Wednesday, November 26, 2014

Michelle MacLaren to Direct 'Wonder Woman:' Tokenism & Other Thoughts

The lack of opportunities for female directors is such a major problem that when a female director signs on for a major Hollywood blockbuster, it's news. Such is the case for Emmy winning director/producer Michelle MacLaren, who was just announced as director for Wonder Woman (out in June 2017). The film, starring Israeli actress Gal Gadot, is the fourth film in the DC Comics Shared Universe.

Best known for her work on Game of Thrones, The Walking Dead and Breaking Bad, MacLaren is an acclaimed director and many of her fans (myself included) were just waiting for her to be brought into the Hollywood like so many top TV directors. Personally I was hoping she would be handed a potential Black Widow movie starring Scarlett Johansson for Marvel but this news is pretty awesome as well.
A season 3 episode of Game of Thrones, directed by MacLaren
While the news has been received positively, there has been some criticism mainly with the idea that the first time a female director is being brought into helm a major superhero movie is with a female superhero.
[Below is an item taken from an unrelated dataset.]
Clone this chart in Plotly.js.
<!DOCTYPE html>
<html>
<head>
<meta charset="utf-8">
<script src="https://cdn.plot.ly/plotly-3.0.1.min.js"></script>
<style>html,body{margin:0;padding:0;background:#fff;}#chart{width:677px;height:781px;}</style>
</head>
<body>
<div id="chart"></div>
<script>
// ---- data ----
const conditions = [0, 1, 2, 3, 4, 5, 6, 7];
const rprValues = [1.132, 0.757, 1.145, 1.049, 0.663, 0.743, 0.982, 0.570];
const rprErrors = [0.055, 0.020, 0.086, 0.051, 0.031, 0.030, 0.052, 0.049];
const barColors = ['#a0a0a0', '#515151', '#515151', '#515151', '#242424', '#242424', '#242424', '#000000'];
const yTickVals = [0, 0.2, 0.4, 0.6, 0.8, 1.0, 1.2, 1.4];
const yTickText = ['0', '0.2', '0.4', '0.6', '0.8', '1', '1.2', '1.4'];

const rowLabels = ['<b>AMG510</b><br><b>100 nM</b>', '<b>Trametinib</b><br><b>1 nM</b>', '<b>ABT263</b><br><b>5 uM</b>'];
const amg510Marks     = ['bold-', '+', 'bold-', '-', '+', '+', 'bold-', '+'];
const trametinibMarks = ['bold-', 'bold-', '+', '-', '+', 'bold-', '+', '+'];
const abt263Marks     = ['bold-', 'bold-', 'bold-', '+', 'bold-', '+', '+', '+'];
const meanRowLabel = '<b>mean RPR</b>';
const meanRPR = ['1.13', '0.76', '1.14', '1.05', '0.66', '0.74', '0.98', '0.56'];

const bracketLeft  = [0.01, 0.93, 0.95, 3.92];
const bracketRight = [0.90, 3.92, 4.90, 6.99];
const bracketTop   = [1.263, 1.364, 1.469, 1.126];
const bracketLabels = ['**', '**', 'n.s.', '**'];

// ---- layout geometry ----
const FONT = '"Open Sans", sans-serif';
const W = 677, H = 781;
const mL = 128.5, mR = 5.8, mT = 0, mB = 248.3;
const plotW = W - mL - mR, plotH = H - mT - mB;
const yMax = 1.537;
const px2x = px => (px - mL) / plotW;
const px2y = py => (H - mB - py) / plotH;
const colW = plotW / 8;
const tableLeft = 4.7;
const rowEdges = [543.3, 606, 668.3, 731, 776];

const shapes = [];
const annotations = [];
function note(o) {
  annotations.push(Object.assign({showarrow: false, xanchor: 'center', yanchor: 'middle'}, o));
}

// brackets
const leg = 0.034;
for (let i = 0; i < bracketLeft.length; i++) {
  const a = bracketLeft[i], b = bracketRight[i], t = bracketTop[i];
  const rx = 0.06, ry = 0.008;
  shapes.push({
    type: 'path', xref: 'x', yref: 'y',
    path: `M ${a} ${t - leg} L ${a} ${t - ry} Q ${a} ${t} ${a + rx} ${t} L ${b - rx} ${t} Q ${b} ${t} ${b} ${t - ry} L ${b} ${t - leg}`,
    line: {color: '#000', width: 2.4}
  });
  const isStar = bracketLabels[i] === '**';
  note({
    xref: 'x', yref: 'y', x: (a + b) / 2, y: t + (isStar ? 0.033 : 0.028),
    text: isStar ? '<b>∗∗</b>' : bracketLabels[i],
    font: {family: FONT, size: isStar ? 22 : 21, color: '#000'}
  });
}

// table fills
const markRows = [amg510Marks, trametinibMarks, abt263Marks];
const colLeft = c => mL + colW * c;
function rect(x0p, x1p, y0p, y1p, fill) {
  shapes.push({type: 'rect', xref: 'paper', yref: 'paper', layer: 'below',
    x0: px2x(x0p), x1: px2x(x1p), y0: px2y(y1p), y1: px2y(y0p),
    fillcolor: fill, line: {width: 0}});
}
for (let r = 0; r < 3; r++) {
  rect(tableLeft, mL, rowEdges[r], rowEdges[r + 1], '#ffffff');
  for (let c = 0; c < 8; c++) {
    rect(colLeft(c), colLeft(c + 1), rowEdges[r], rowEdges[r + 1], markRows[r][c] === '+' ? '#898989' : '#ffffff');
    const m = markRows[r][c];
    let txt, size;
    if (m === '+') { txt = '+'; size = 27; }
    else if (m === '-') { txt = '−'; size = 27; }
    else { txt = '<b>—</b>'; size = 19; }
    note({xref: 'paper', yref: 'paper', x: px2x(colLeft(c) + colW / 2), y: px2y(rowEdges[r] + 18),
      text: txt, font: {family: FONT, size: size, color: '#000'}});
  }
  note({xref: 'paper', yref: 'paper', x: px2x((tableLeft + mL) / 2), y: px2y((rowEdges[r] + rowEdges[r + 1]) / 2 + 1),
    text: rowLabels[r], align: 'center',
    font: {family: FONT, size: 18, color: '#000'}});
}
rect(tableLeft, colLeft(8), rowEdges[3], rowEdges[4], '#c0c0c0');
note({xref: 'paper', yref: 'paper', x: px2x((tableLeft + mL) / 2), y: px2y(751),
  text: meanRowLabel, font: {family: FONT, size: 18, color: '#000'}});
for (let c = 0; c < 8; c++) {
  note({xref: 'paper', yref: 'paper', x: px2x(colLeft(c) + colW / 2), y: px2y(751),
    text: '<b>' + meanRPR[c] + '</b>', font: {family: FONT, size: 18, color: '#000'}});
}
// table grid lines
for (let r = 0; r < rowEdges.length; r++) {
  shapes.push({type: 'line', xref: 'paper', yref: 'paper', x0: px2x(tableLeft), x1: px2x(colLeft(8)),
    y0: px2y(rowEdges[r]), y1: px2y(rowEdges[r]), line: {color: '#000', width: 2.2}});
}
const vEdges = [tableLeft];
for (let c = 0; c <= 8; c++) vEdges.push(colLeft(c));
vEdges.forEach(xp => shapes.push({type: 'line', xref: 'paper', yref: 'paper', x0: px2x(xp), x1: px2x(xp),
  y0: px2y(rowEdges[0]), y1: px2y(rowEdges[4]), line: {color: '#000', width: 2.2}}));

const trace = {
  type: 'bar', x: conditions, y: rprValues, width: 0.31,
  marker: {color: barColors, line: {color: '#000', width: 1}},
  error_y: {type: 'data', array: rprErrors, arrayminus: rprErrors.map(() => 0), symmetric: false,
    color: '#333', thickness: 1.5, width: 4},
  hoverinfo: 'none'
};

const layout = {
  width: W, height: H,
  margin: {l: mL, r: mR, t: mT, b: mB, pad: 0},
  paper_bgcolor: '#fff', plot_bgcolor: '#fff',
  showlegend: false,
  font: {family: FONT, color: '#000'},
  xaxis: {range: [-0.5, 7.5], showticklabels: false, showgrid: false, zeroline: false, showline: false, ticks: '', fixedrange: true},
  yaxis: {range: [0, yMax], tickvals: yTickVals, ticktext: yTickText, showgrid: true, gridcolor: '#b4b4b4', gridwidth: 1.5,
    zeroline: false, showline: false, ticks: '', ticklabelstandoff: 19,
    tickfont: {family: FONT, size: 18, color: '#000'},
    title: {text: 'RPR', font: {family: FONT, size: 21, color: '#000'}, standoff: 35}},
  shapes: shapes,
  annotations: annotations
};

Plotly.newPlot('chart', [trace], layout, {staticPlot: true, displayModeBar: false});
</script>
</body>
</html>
The implication is this decision from DC Comics and their film distributor Warner Bros. is practicing in tokenism; they're virtually killing two birds with one stone by giving the female superhero movie a female director. MacLaren only got the job because they wanted to tick off 2 boxes on the Underrepresented Minority checklist.
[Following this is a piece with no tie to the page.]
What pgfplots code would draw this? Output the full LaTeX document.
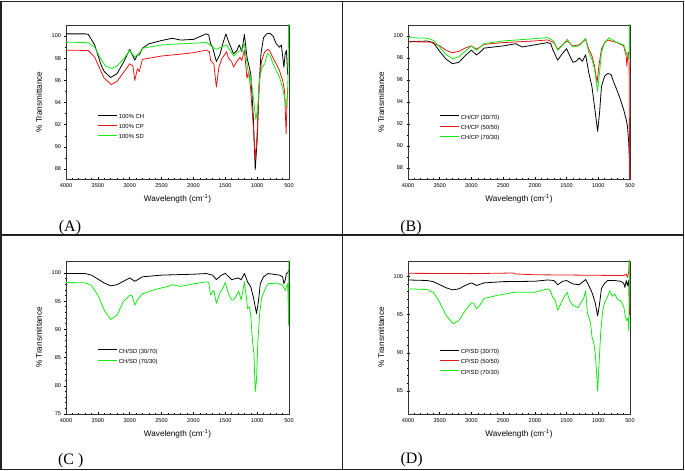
\documentclass[border=0pt]{standalone}
\usepackage{pgfplots}
\pgfplotsset{compat=1.18}
\usepackage{fontspec}
\setmainfont{Liberation Sans}
\newfontfamily\timesfont{Liberation Serif}
\definecolor{cblack}{RGB}{0,0,0}
\definecolor{cred}{RGB}{235,20,20}
\definecolor{cgreen}{RGB}{20,235,20}
\definecolor{frame}{RGB}{34,34,34}
\newcommand{\pct}{\char"25\relax}
\pgfplotsset{
  spec/.style={
    scale only axis,
    x dir=reverse,
    xmin=500, xmax=4000,
    xtick={500,1000,...,4000},
    minor x tick num=4,
    xtick pos=bottom, ytick pos=left,
    tick align=center,
    major tick length=3bp, minor tick length=2bp,
    tick style={line width=0.5bp, black},
    axis line style={line width=0.6bp, black!80},
    /pgf/number format/assume math mode=true,
    /pgf/number format/1000 sep={},
    ticklabel style={font=\fontsize{5.6}{6}\selectfont},
    label style={font=\fontsize{8.2}{9}\selectfont},
    xlabel={Wavelength (cm\textsuperscript{-1})},
    ylabel={\% Transmittance},
    xlabel style={at={(axis description cs:0.5,0)}, anchor=center, yshift=-20bp},
    ylabel style={at={(axis description cs:-0.121,0.5)}, anchor=center},
    legend cell align=left,
    legend style={draw=none, fill=none, inner sep=0pt,
      font=\fontsize{5.9}{7}\selectfont,
      nodes={inner sep=1.2bp}, row sep=2.2bp},
    legend image code/.code={\draw[#1, line width=0.9bp] (0bp,2bp) -- (19bp,2bp);},
    every axis plot/.append style={line width=0.8bp, line join=round},
  }
}
\begin{document}
\begin{tikzpicture}
\path[use as bounding box] (0bp,0bp) rectangle (685bp,471bp);
% frame
\draw[frame, line width=1.6bp] (1bp,1.5bp) rectangle (683.5bp,469.5bp);
\draw[frame, line width=1.6bp] (342.3bp,1.5bp) -- (342.3bp,469.5bp);
\draw[frame, line width=1.6bp] (1bp,236bp) -- (683.5bp,236bp);

% ---------------- (A)
\begin{axis}[spec, at={(66bp,292bp)}, anchor=south west, width=223bp, height=154bp,
  ymin=87.1, ymax=101, ytick={88,90,...,100}, minor y tick num=1,
  legend style={at={(axis description cs:0.142,0.43)}, anchor=north west}]
\addplot[cblack] coordinates {(4000,100.2)(3700,100.2)(3650,100.15)(3550,99.2)(3450,97.4)(3400,96.8)(3300,96.26)(3200,96.6)(3100,97.6)(3000,98.8)(2920,97.83)(2880,98.3)(2850,98.3)(2800,98.9)(2700,99.3)(2500,99.6)(2330,99.8)(2200,99.64)(2000,99.7)(1800,100.2)(1760,100.1)(1730,99.3)(1700,99.0)(1640,97.7)(1580,98.4)(1540,99.3)(1490,100.2)(1450,99.5)(1420,99.1)(1370,98.4)(1320,98.7)(1280,99.2)(1240,98.6)(1200,100.15)(1160,98.1)(1100,96.6)(1060,92.7)(1030,87.94)(1000,90.6)(970,95.4)(940,98.4)(900,99.85)(850,100.2)(800,100.25)(750,100.0)(700,99.3)(650,99.0)(620,99.2)(580,97.2)(560,98.4)(540,98.7)(520,96.5)};
\addlegendentry{{100\pct{} CH}}
\addplot[cred] coordinates {(4000,98.73)(3650,98.7)(3550,98.1)(3450,96.8)(3400,96.2)(3290,95.63)(3200,95.9)(3100,96.7)(3000,97.5)(2950,97.3)(2920,96.0)(2880,97.05)(2850,96.8)(2800,97.9)(2500,98.2)(2200,98.37)(2000,98.5)(1800,98.73)(1750,98.6)(1730,97.8)(1680,97.5)(1640,95.4)(1600,97.2)(1550,98.0)(1500,98.4)(1480,98.6)(1450,98.0)(1400,97.7)(1370,97.2)(1320,97.7)(1270,98.1)(1240,97.8)(1200,98.73)(1160,96.2)(1130,96.8)(1100,95.1)(1060,91.8)(1030,88.85)(1000,91.2)(970,95.4)(930,97.8)(880,98.6)(830,98.8)(800,98.65)(750,98.0)(700,97.5)(650,96.9)(600,96.0)(570,95.1)(545,91.2)(530,94.2)(520,95.4)};
\addlegendentry{{100\pct{} CP}}
\addplot[cgreen] coordinates {(4000,99.46)(3650,99.4)(3550,99.0)(3450,97.9)(3380,97.3)(3280,97.08)(3200,97.3)(3100,97.9)(3000,98.7)(2920,98.1)(2850,98.45)(2800,98.9)(2500,99.2)(2200,99.3)(2000,99.35)(1800,99.43)(1740,99.2)(1700,99.0)(1640,98.8)(1560,99.0)(1480,99.2)(1420,98.7)(1370,98.2)(1300,98.6)(1240,98.7)(1200,99.3)(1160,97.5)(1120,96.0)(1100,96.3)(1060,94.5)(1020,92.46)(990,93.6)(960,96.3)(920,97.2)(880,97.5)(840,98.43)(800,98.3)(750,97.5)(700,96.9)(650,96.3)(600,95.3)(560,94.2)(540,93.6)(520,94.8)(510,99)(505,102)};
\addlegendentry{{100\pct{} SD}}
\end{axis}

% ---------------- (B)
\begin{axis}[spec, at={(408bp,292bp)}, anchor=south west, width=222bp, height=154bp,
  ymin=87, ymax=101, ytick={88,90,...,100}, minor y tick num=1,
  legend style={at={(axis description cs:0.142,0.425)}, anchor=north west}]
\addplot[cblack] coordinates {(4000,99.48)(3700,99.54)(3600,99.4)(3500,98.6)(3400,97.9)(3300,97.48)(3200,97.6)(3100,98.2)(3000,98.72)(2920,98.27)(2850,98.6)(2800,98.9)(2500,99.1)(2300,99.3)(2200,99.0)(2000,99.2)(1800,99.4)(1750,99.3)(1720,98.8)(1640,97.8)(1580,98.3)(1500,98.85)(1450,98.2)(1400,97.6)(1350,97.7)(1300,98.0)(1250,97.7)(1200,98.3)(1150,96.66)(1100,95.4)(1060,93.6)(1010,91.34)(980,93.0)(950,95.4)(900,96.35)(850,96.6)(800,96.5)(750,95.7)(700,95.0)(650,94.2)(600,93.3)(560,92.4)(540,91.8)(520,90.3)(510,88.8)};
\addlegendentry{CH/CP (30/70)}
\addplot[cred] coordinates {(4000,99.48)(3650,99.45)(3500,99.1)(3400,98.7)(3300,98.48)(3200,98.6)(3100,98.9)(3000,99.1)(2920,98.8)(2800,99.25)(2500,99.4)(2000,99.55)(1800,99.64)(1700,99.4)(1640,98.8)(1550,99.25)(1490,99.55)(1400,99.1)(1300,99.2)(1200,99.7)(1150,98.8)(1100,98.2)(1060,97.3)(1020,95.75)(990,97.3)(950,98.8)(900,99.4)(850,99.64)(800,99.55)(700,99.4)(600,99.1)(560,98.2)(550,97.27)(530,98.5)(515,98.5)(505,86)};
\addlegendentry{CH/CP (50/50)}
\addplot[cgreen] coordinates {(4000,99.85)(3700,99.8)(3600,99.6)(3500,99.0)(3400,98.3)(3290,97.93)(3200,98.1)(3100,98.6)(3000,99.1)(2920,98.7)(2800,99.3)(2500,99.55)(2000,99.76)(1800,99.85)(1700,99.55)(1640,98.7)(1550,99.25)(1490,99.7)(1400,99.0)(1300,99.1)(1200,99.8)(1150,98.5)(1100,97.9)(1060,97.0)(1010,94.99)(980,96.7)(950,98.5)(900,99.4)(830,99.85)(800,99.7)(700,99.4)(600,99.2)(560,98.5)(530,98.2)(520,97.9)(510,98.5)(505,102)};
\addlegendentry{CH/CP (70/30)}
\end{axis}

% ---------------- (C)
\begin{axis}[spec, at={(66bp,57bp)}, anchor=south west, width=223bp, height=153bp,
  ymin=75, ymax=102.1, ytick={75,80,...,100}, minor y tick num=4,
  legend style={at={(axis description cs:0.142,0.435)}, anchor=north west}]
\addplot[cblack] coordinates {(4000,99.88)(3700,99.88)(3600,99.6)(3500,98.9)(3400,98.2)(3300,97.7)(3200,97.9)(3100,98.5)(3000,99.1)(2920,98.5)(2800,99.3)(2500,99.6)(2000,99.76)(1800,99.88)(1700,99.6)(1640,98.8)(1560,99.6)(1500,99.9)(1400,98.8)(1300,99.1)(1250,98.8)(1200,99.9)(1150,98.4)(1100,97.5)(1060,95.75)(1010,92.8)(980,94.9)(950,98.1)(900,99.3)(830,99.88)(750,99.76)(650,99.6)(600,99.3)(580,98.1)(560,98.7)(540,99.9)(520,100.0)(505,100.5)};
\addlegendentry{CH/SD (30/70)}
\addplot[cgreen] coordinates {(4000,98.29)(3700,98.23)(3600,97.8)(3500,96.05)(3400,93.4)(3300,91.75)(3200,92.5)(3100,94.87)(3000,96.05)(2960,95.9)(2920,94.3)(2880,95.2)(2800,96.3)(2600,97.05)(2400,97.6)(2330,97.9)(2200,97.6)(2000,98.05)(1800,98.4)(1760,98.3)(1730,96.05)(1700,96.6)(1680,96.9)(1640,94.6)(1580,96.6)(1540,97.2)(1500,98.3)(1450,96.3)(1400,95.2)(1370,95.2)(1320,96.05)(1290,96.8)(1250,95.2)(1200,98.4)(1170,95.75)(1150,93.7)(1120,94.0)(1100,92.3)(1070,87.5)(1050,85.8)(1030,78.95)(1010,81.0)(990,87.5)(960,92.8)(930,95.5)(900,96.4)(860,97.5)(820,98.1)(760,98.1)(700,98.2)(650,98.0)(600,97.8)(560,96.9)(540,97.5)(520,98.1)(505,90.7)(502,103)};
\addlegendentry{CH/SD (70/30)}
\end{axis}

% ---------------- (D)
\begin{axis}[spec, at={(408bp,57bp)}, anchor=south west, width=222bp, height=153bp,
  ymin=82, ymax=102, ytick={85,90,...,100}, minor y tick num=4,
  legend style={at={(axis description cs:0.142,0.432)}, anchor=north west}]
\addplot[cblack] coordinates {(4000,99.52)(3700,99.45)(3600,99.3)(3500,98.9)(3400,98.5)(3300,98.23)(3200,98.35)(3100,98.8)(3000,99.14)(2920,98.8)(2800,99.14)(2500,99.3)(2000,99.35)(1800,99.52)(1700,99.45)(1640,98.9)(1560,99.35)(1500,99.45)(1400,99.0)(1300,98.9)(1200,99.57)(1150,98.8)(1100,97.9)(1050,96.6)(1010,94.8)(980,96.4)(950,98.4)(900,99.1)(850,99.45)(750,99.45)(650,99.35)(600,99.1)(580,98.55)(560,99.45)(540,98.8)(520,99.45)(505,94.9)};
\addlegendentry{CP/SD (30/70)}
\addplot[cred] coordinates {(4000,100.39)(3000,100.35)(2340,100.43)(2300,100.3)(2000,100.2)(1000,100.13)(600,100.09)(560,100.3)(540,99.87)(520,100.5)(508,103)(504,94.9)};
\addlegendentry{CP/SD (50/50)}
\addplot[cgreen] coordinates {(4000,98.36)(3700,98.27)(3600,97.9)(3500,96.6)(3400,94.9)(3290,93.8)(3200,94.2)(3100,95.5)(3000,96.54)(2960,96.5)(2920,95.76)(2870,96.2)(2800,97.1)(2600,97.5)(2400,97.8)(2340,97.9)(2000,97.92)(1800,98.36)(1760,98.2)(1720,97.3)(1680,96.9)(1640,95.55)(1580,96.6)(1540,97.3)(1490,97.9)(1450,96.8)(1400,96.2)(1320,95.9)(1270,96.6)(1230,97.1)(1200,98.1)(1170,95.1)(1150,94.7)(1120,93.8)(1100,92.1)(1070,91.2)(1050,90.0)(1030,87.8)(1010,85.0)(990,88.2)(960,92.9)(930,95.5)(900,96.6)(860,97.2)(820,98.1)(780,97.4)(740,97.7)(700,97.0)(650,96.8)(600,96.1)(570,94.6)(550,94.2)(530,94.6)(520,92.9)(510,98)(505,103)};
\addlegendentry{CP/SD (70/30)}
\end{axis}

% panel labels
\node[font=\timesfont\fontsize{16}{16}\selectfont] at (70bp,243bp) {(A)};
\node[font=\timesfont\fontsize{16}{16}\selectfont] at (411bp,243bp) {(B)};
\node[font=\timesfont\fontsize{16}{16}\selectfont] at (70.7bp,10bp) {(C )};
\node[font=\timesfont\fontsize{16}{16}\selectfont] at (411.7bp,11bp) {(D)};
\end{tikzpicture}
\end{document}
These concerns were not assuaged by the news a while ago that Warner Bros. was specifically seeking a female director for Wonder Woman. It's announcements like that which feed the specter of tokenism hanging over MacLaren's hiring. But unfortunately that's just the world we live in. It's good press for Warner Bros. to hire a woman to direct a major blockbuster just like it was good news for them to officially announce a Wonder Woman movie. I can't tell you whether they were bowing to pressure for a female-led superhero movie/female director or whether Wonder Woman/MacLaren was always going to get greenlit.
Gal Gadot as Wonder Woman
Regardless, they are fulfilling a need, satisfying a hunger for more diverse representation on the blockbuster landscape. And luckily for them, MacLaren is a talented, respected director who is more than capable of mounting a terrific blockbuster; let's not forget that male directors with less pedigree have been handed huge franchises.

I'm choosing to be optimistic about MacLaren directing Wonder Woman. If the film is successful, then perhaps it will lead to other female directors getting more opportunities with a wide variety of blockbusters. Unfortunately that's a big if when it comes to DC Comics films. With Christopher Nolan's "Dark Knight Trilogy" being self-contained, the launching point for DC Comics' shared universe is 2013's Man of Steel. That film made money but it had a mediocre reception. Fans had an issue with an unnecessarily dark and brooding Superman movie; it was a film that was borderline humorless and oppressing. While that may have been an intentional aesthetic choice, it still made some fans angry (though perhaps those are the kind of fans who would have been angry regardless).
The issue is that DC Comics and Warner Bros. have been trying to emulate the supposed dark tone of Christopher Nolan's "Dark Knight Trilogy," but their attempts have missed the point. As Scott Mendelson argues, Hollywood learned the wrong lesson with Nolan's Batman movies. Instead of deeply analyzing what made those films so successful, they just took the most superficial reading of the films' tone, "dark and gritty," and said MORE OF THAT!!!! Yes, the "Dark Knight Trilogy" does deal with a darker morality and the stakes are always high. But that is because of the excellent cast and nuanced writing and also because the films do find time to be funny.

It's too early to say what Wonder Woman would look like. It's too early to even be talking about this but I'm not the genius who decided to announce details for films not coming for another few years. Hopefully, MacLaren will be able to make the Wonder Woman movie she wants to make--whatever that would look like. In any case, it is still cause to celebrate that someone of her calibre has the opportunity to take her career in a new direction.